- The Washington Times
Monday, July 18, 2016

Dusty Baker was always jealous of the Arizona Diamondbacks’ “epitome of a bench” when he was manager of the San Francisco Giants in the late 1990s-early 2000s.

“They’d make you face [Tony] Batista or [Erubiel] Durazo or they’d make you face [Greg] Colbrunn, but they had you in a crossfire,” Baker, in his first year managing the Washington Nationals, said Saturday. “I hated facing that bench.”

The veteran manager shared the memory when answering a question about what he looked for when building the Nationals’ bench — which has already had an impressive first half — at the beginning of the season.

Like his former National League West rival, Baker said his main goal was to possess versatility and depth in his reserves.

Both attributes have been displayed this season, but the latter became even more visible during Washington’s series victory over the Pittsburgh Pirates last weekend when players like Stephen Drew and Clint Robinson were needed — and shined — in starting roles.

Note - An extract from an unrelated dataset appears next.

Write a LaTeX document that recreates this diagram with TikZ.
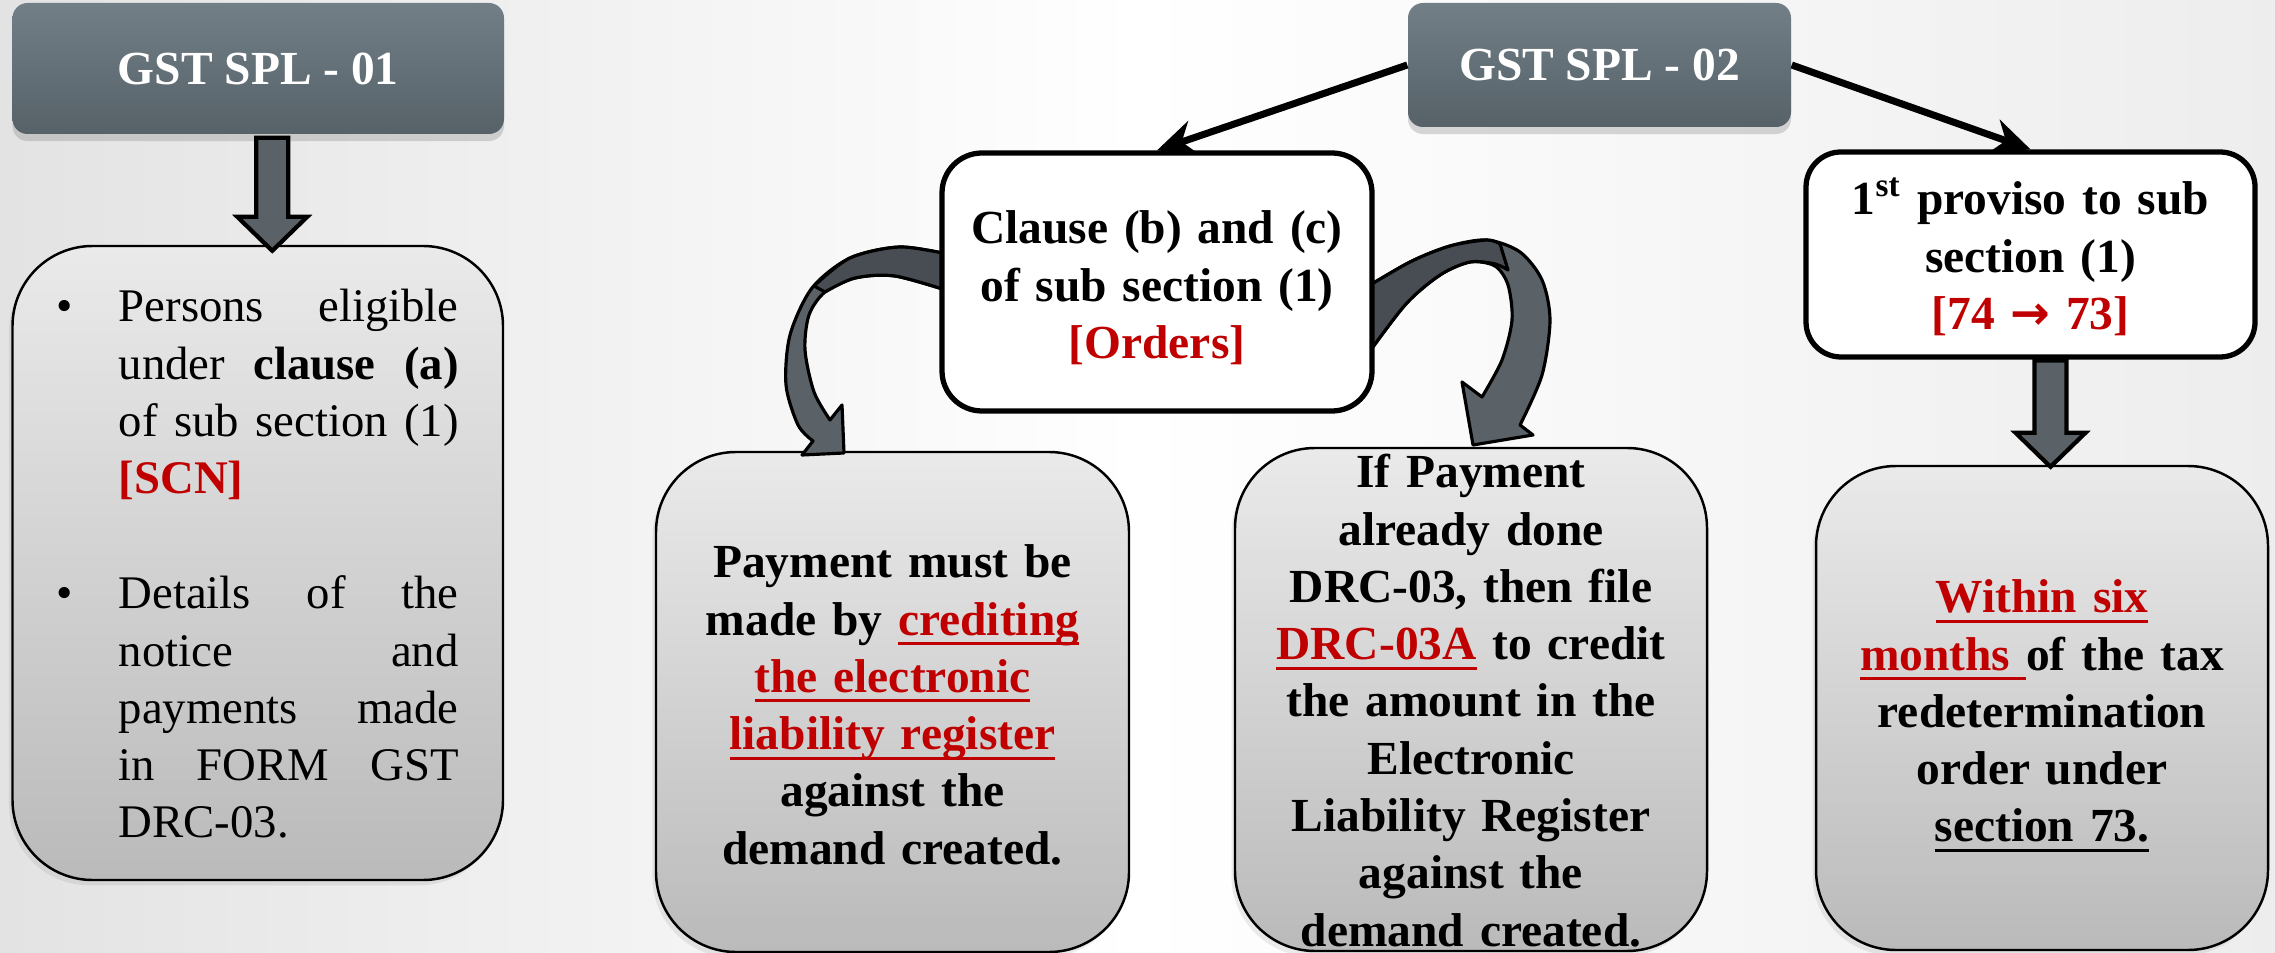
\documentclass[tikz,border=0pt]{standalone}
\usepackage{fontspec}
\setmainfont{Liberation Serif}
\newfontfamily\arrowfont{DejaVu Sans}
\usetikzlibrary{arrows.meta,calc,shadows}

\definecolor{spred}{HTML}{C00000}
\definecolor{titletop}{HTML}{727F86}
\definecolor{titlebot}{HTML}{566168}
\definecolor{boxtop}{HTML}{EAEAEA}
\definecolor{boxbot}{HTML}{BABABA}
\definecolor{bandlight}{HTML}{5A6267}
\definecolor{banddark}{HTML}{474D52}

\newcommand\bodyfont{\fontsize{13.5}{16.3}\selectfont}
\newlength\ulwidth
\newlength\listwidth
\setlength\listwidth{3.40cm}
\newcommand\uln[1]{\leavevmode\mbox{\settowidth\ulwidth{#1}\rlap{\rule[-2.8pt]{\ulwidth}{0.85pt}}#1}}
\newcommand\justline[1]{\leavevmode\hbox to \listwidth{\spaceskip=0.25em plus 1fil\relax #1}}
% block arrow pointing down: #1 top of shaft, #2 gives the height of the tip
\newcommand\blockdown[2]{%
  \draw[blockarrow] let \p1=(#1), \p2=(#2) in
    (\x1-0.16cm,\y1) -- (\x1+0.16cm,\y1) -- (\x1+0.16cm,\y2+0.34cm)
    -- (\x1+0.35cm,\y2+0.34cm) -- (\x1,\y2) -- (\x1-0.35cm,\y2+0.34cm)
    -- (\x1-0.16cm,\y2+0.34cm) -- cycle;}

\tikzset{
  titlebox/.style={rounded corners=0.15cm, top color=titletop, bottom color=titlebot,
    text=white, font=\bfseries\bodyfont,
    drop shadow={shadow xshift=0pt, shadow yshift=-2pt, opacity=0.3}},
  greybox/.style={draw=black, line width=0.7pt, rounded corners=0.8cm,
    top color=boxtop, bottom color=boxbot,
    drop shadow={shadow xshift=-1pt, shadow yshift=-1.5pt, opacity=0.15}},
  whitebox/.style={draw=black, line width=1.5pt, fill=white},
  link/.style={line width=2pt, -{Stealth[length=11pt,width=10pt]}},
  blockarrow/.style={draw=black, line width=1.2pt, fill=bandlight},
  band/.style={draw=black, line width=0.9pt, line join=round},
  boxtext/.style={font=\bfseries\bodyfont, align=center, inner sep=0pt, anchor=north},
  listtext/.style={font=\fontsize{13.3}{16.3}\selectfont, text width=3.40cm, align=left,
    inner sep=0pt, anchor=north west},
}

\begin{document}
\begin{tikzpicture}
\useasboundingbox (0,0) rectangle (22.75,-9.53);
\shade[left color=gray!22, right color=gray!14, middle color=white] (0,0) rectangle (22.75,-9.53);

\node[greybox, minimum width=4.905cm, minimum height=6.34cm] (b1) at (2.5775,-5.63) {};
\node[greybox, minimum width=4.73cm, minimum height=5.0cm] (b2) at (8.925,-7.02) {};
\node[greybox, minimum width=4.72cm, minimum height=5.03cm] (b3) at (14.71,-6.995) {};
\node[greybox, minimum width=4.52cm, minimum height=4.84cm] (b4) at (20.42,-7.08) {};

% curved arrows out of the clause box
\draw[band, fill=bandlight] plot[smooth] coordinates {(9.52,-2.55) (9.0,-2.47) (8.5,-2.58) (8.12,-2.88) (7.9,-3.35) (7.86,-3.85) (7.98,-4.25) (8.13,-4.41)}
  -- (8.02,-4.55) -- (8.44,-4.53) -- (8.42,-4.05)
  -- plot[smooth] coordinates {(8.30,-4.20) (8.14,-3.92) (8.05,-3.5) (8.09,-3.15) (8.25,-2.92) (8.55,-2.78) (8.95,-2.76) (9.52,-2.92)} -- cycle;
\draw[band, fill=banddark] plot[smooth] coordinates {(9.52,-2.55) (9.0,-2.47) (8.5,-2.58) (8.14,-2.86)}
  -- plot[smooth] coordinates {(8.25,-2.92) (8.55,-2.78) (8.95,-2.76) (9.52,-2.92)} -- cycle;
\draw[band, fill=bandlight] plot[smooth] coordinates {(13.62,-2.90) (14.1,-2.62) (14.5,-2.46) (14.87,-2.40) (15.2,-2.52) (15.42,-2.8) (15.5,-3.2) (15.42,-3.75) (15.2,-4.25)}
  -- (15.33,-4.35) -- (14.73,-4.45) -- (14.62,-3.82)
  -- plot[smooth] coordinates {(14.82,-3.97) (15.02,-3.6) (15.12,-3.2) (15.08,-2.85) (14.95,-2.66) (14.7,-2.62) (14.4,-2.75) (14.05,-3.05) (13.62,-3.62)} -- cycle;
\draw[band, fill=banddark] plot[smooth] coordinates {(13.62,-2.90) (14.1,-2.62) (14.5,-2.46) (14.87,-2.40) (15.0,-2.44)}
  -- plot[smooth] coordinates {(15.08,-2.7) (14.95,-2.64) (14.7,-2.62) (14.4,-2.75) (14.05,-3.05) (13.62,-3.62)} -- cycle;

\node[whitebox, minimum width=4.3cm, minimum height=2.58cm, rounded corners=0.4cm] (clause) at (11.57,-2.82) {};
\node[whitebox, minimum width=4.49cm, minimum height=2.05cm, rounded corners=0.35cm] (prov) at (20.305,-2.545) {};
\node[titlebox, minimum width=4.915cm, minimum height=1.31cm] (spl1) at (2.5825,-0.685) {GST SPL - 01};
\node[titlebox, minimum width=3.83cm, minimum height=1.24cm] (spl2) at (15.995,-0.65) {GST SPL - 02};

\draw[link] (spl2.west) -- (clause.north);
\draw[link] (spl2.east) -- (prov.north);

\coordinate (a1top) at ([xshift=0.14cm,yshift=-0.03cm]spl1.south);
\coordinate (a1tip) at ([yshift=-0.06cm]b1.north);
\blockdown{a1top}{a1tip}
\coordinate (a2top) at ([xshift=0.2cm,yshift=-0.01cm]prov.south);
\coordinate (a2tip) at ([yshift=-0.02cm]b4.north);
\blockdown{a2top}{a2tip}

\node[listtext] (b1first) at (1.18,-2.81) {\strut\justline{Persons eligible}\\
  \justline{under \textbf{clause (a)}}\\
  \justline{of sub section (1)}\\
  \textcolor{spred}{\textbf{[SCN]}}};
\node[listtext] (b1second) at (1.18,-5.68) {\strut\justline{Details of the}\\
  \justline{notice and}\\
  \justline{payments made}\\
  \justline{in FORM GST}\\
  DRC-03.};
\node[inner sep=0pt, anchor=north west, font=\fontsize{13.3}{16.3}\selectfont] (bul1) at (0.56,-2.81) {\strut•};
\node[inner sep=0pt, anchor=north west, font=\fontsize{13.3}{16.3}\selectfont] (bul2) at (0.56,-5.68) {\strut•};

\node[boxtext, text width=4.2cm] (clausetext) at (11.57,-2.03) {\strut Clause (b) and (c)\\
  of sub section (1)\\
  \textcolor{spred}{[Orders]}};
\node[boxtext, text width=4.4cm] (provtext) at (20.305,-1.74) {\strut 1\textsuperscript{st} proviso to sub\\
  section (1)\\
  \textcolor{spred}{[74 {\arrowfont →} 73]}};

\node[boxtext, text width=4.4cm] (b2text) at (8.925,-5.37) {\strut Payment must be\\
  made by \textcolor{spred}{\uln{crediting}}\\
  \textcolor{spred}{\uln{the electronic}}\\
  \textcolor{spred}{\uln{liability register}}\\
  against the\\
  demand created.};
\node[boxtext, text width=4.4cm] (b3text) at (14.71,-4.47) {\strut If Payment\\
  already done\\
  DRC-03, then file\\
  \textcolor{spred}{\uln{DRC-03A}} to credit\\
  the amount in the\\
  Electronic\\
  Liability Register\\
  against the\\
  demand created.};
\node[boxtext, text width=4.3cm] (b4text) at (20.42,-5.72) {\strut\textcolor{spred}{\uln{Within six}}\\
  \textcolor{spred}{\uln{months\ }}of the tax\\
  redetermination\\
  order under\\
  \uln{section 73.}};
\end{tikzpicture}
\end{document}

Despite a 2-1, 18-inning loss in Sunday’s series finale, the Nationals found plenty of offense in their first two games against Pittsburgh without baseball’s best hitter Daniel Murphy (.350 batting average), scratched with a sore left hamstring, and veteran first baseman Ryan Zimmerman, who was placed on the disabled list July 8.

Filling in for Murphy at second base on Saturday, 33-year-old Drew had a productive night with three doubles and two runs scored to help the Nationals to a 6-0 win.

In 102 total at-bats this year, Drew is batting .255 with seven home runs and 16 RBI.

“I’m just here doing the job, you know?” Drew said before his second consecutive start on Sunday. “I know my role, I know Murph’s down for a bit and it helps — you’ve got to have a strong bench and we’ve been able to do that the first half. I’ve had a lot of experience in this game and I’ve changed some things with hitting in the offseason and I’m just glad to see the dividends of it.”

Baker also acknowledged the benefit of adjustments Drew has made at the plate over the course of the season following the electric 3-for-4 performance.

“We try to get him some at-bats so he can stay sharp and you can tell he was coming,” Baker said. “Earlier in the year, he had the Yankee Stadium stroke where he was pulling everything. I talked to [hitting coach] Rick Schu, who had him in Arizona, and he was using the big part of the field, he would still pull. When he starts going to left-center field and up the middle, you know that he’s really locked in.”

Down 1-0 to the Pirates in the bottom of the fifth on Friday, Robinson — starting for Zimmerman and batting eighth — smacked a game-tying RBI single. Later in the seventh, his second base hit of the game sparked a four-run rally. The 5-1 victory was capped by a two-run homer by another bench presence, Michael A. Taylor, who got the starting nod over Ben Revere.

While Taylor has seen only 27 less at-bats than Revere’s 225 this season, the 31-year-old Robinson gets far fewer behind Zimmerman. But as Baker pointed out, that hasn’t stopped the left-hander from producing.

“Big Robinson, he’s always ready,” Baker said after Friday’s game. “He got some big hits for us, he tied the game up off [Francisco] Liriano and then he got another hit that started a rally. Clint has been a lifesaver for us and especially in [Zimmerman’s] absence.”

The left-hander, who is batting .213 overall with 19 RBI in 108 total at-bats, also came up big just before the All-Star break.

Despite going a combined 2-for-9 over the three-game series against the New York Mets at Citi Field, Robinson hit a two-run shot, his fifth of the season, on July 9 to clinch a 3-1 decision over his team’s NL East foe.

Drafted by the Kansas City Royals in the 25th round in 2007, Robinson saw action in just 13 major league games until joining the Nationals in 2015, despite winning a minor league Triple Crown title in 2010.

During the New York road trip, Baker touched on Robinson’s work ethic and survival-mode mentality as a driving force behind his success.

“It’s not only his stroke, but the guy can hit and he works hard,” Baker said. “We try to get him to smile and have some fun sometimes, but I guess it’s hard to have fun when you’re thinking you might be the guy sent out, because he’s been that guy.”

With Murphy set to return Tuesday night for the Nationals’ series-opener with the Los Angeles Dodgers, Drew will likely be bumped off the starting lineup. Robinson, however, could find himself there for a while longer as no clear return date has been set for Zimmerman. Each has been ready when called this season.